BRIEF DESCRIPTION OF THE DRAWINGS
[0021] Embodiments of the invention will be better understood and
readily apparent to one of ordinary skill in the art from the
following written description, by way of example only, and in
conjunction with the drawings, in which:
[0022] FIG. 1 is a schematic flowchart for illustrating a method of
3D face generation in an example embodiment.
[0023] FIG. 2 shows the results of the face contours according to
an example embodiment.
[0024] FIG. 3a) shows a single view input image
[0025] FIGS. 3 b) and c) show display of the synthesized 3D face
from the input image of FIG. 1a) using prior art techniques.
[0026] FIG. 3d) shows the synthesized 3D face from the input image
of FIG. 3a) according to an example embodiment. FIGS. 3e) and 3f)
show the snapshots of the reconstructed 3D face at different angles
according to the example embodiment.
[0027] FIG. 4 is a schematic illustration of a computer system for
implementing a method and system of 3D face generation in an
example embodiment.
DETAILED DESCRIPTION
[0028] FIG. 1 shows a flowchart 100 illustrating a method of 3D
face synthesis from a single view image according to example
embodiments. At step 102, feature points are extracted from the
single view image. At step 104, the feature points are transformed
into 3D space. At step 106, radial basis function (RBF) parameters
in 3D space are calculated based on the transformed feature points
and corresponding points from a 3D generic model. At step 108, RBF
deformation is applied to the generic 3D model based on the RBF
parameters to determine a model for the synthesized 3D face. At
step 110, texture coordinates for the synthesized 3D face in 2D
space are determined.
[0029] In embodiments of the present invention, step 104 comprises
symmetrically aligning the feature points and/or step 110 comprises
projecting the generic 3D model or the model for the synthesized 3D
face into 2D image space and applying RBF deformation to the
projected generic 3D model or the projected model for the
synthesized 3D face.
[0030] Example embodiments described below can provide a system for
automatic and real-time 3D photo-realistic face synthesis from a
single frontal face image. The system can employ a generic 3D head
model approach for 3D face synthesis which can generate the 3D
mapped face in real-time. The system may first automatically detect
face features from an input face image that corresponds to landmark
points on a generic 3D head model. Thereafter, the generic head
model can be deformed to match the detected features. The texture
from the input face image can then be mapped onto the deformed 3D
head model to create a photo-realistic 3D face. The system can have
the advantage of being totally automatic and in real-time. Good
results can be obtained with no user intervention.

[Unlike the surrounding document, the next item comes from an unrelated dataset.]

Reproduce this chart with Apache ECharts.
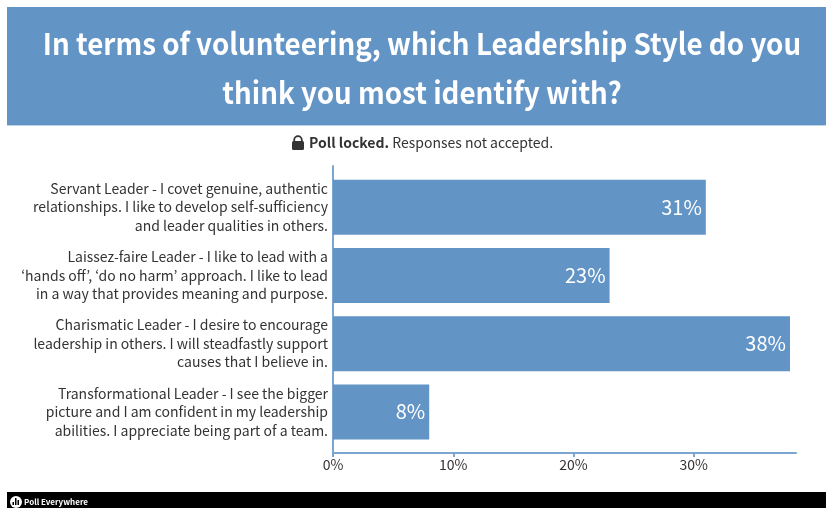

Such a system
may be useful in many applications such as the creation of avatars
for virtual worlds by end-users with no need for manual and tedious
processes such as manual feature placements on the face images.
[0031] Some portions of the description which follows are
explicitly or implicitly presented in terms of algorithms and
functional or symbolic representations of operations on data within
a computer memory. These algorithmic descriptions and functional or
symbolic representations are the means used by those skilled in the
data processing arts to convey most effectively the substance of
their work to others skilled in the art. An algorithm is here, and
generally, conceived to be a self-consistent sequence of steps
leading to a desired result. The steps are those requiring physical
manipulations of physical quantities, such as electrical, magnetic
or optical signals capable of being stored, transferred, combined,
compared, and otherwise manipulated.
[0032] Unless specifically stated otherwise, and as apparent from
the following, it will be appreciated that throughout the present
specification, discussions utilizing terms such as "scanning",
"calculating", "determining", "replacing", "generating",
"initializing", "outputting", or the like, refer to the action and
processes of a computer system, or similar electronic device, that
manipulates and transforms data represented as physical quantities
within the computer system into other data similarly represented as
physical quantities within the computer system or other information
storage, transmission or display devices.
[0033] The present specification also discloses apparatus for
performing the operations of the methods. Such apparatus may be
specially constructed for the required purposes, or may comprise a
general purpose computer or other device selectively activated or
reconfigured by a computer program stored in the computer. The
algorithms and displays presented herein are not inherently related
to any particular computer or other apparatus. Various general
purpose machines may be used with programs in accordance with the
teachings herein. Alternatively, the construction of more
specialized apparatus to perform the required method steps may be
appropriate. The structure of a conventional general purpose
computer will appear from the description below.
[0034] In addition, the present specification also implicitly
discloses a computer program, in that it would be apparent to the
person skilled in the art that the individual steps of the method
described herein may be put into effect by computer code. The
computer program is not intended to be limited to any particular
programming language and implementation thereof. It will be
appreciated that a variety of programming languages and coding
thereof may be used to implement the teachings of the disclosure
contained herein. Moreover, the computer program is not intended to
be limited to any particular control flow. There are many other
variants of the computer program, which can use different control
flows without departing from the spirit or scope of the
invention.
[0035] Furthermore, one or more of the steps of the computer
program may be performed in parallel rather than sequentially. Such
a computer program may be stored on any computer readable medium.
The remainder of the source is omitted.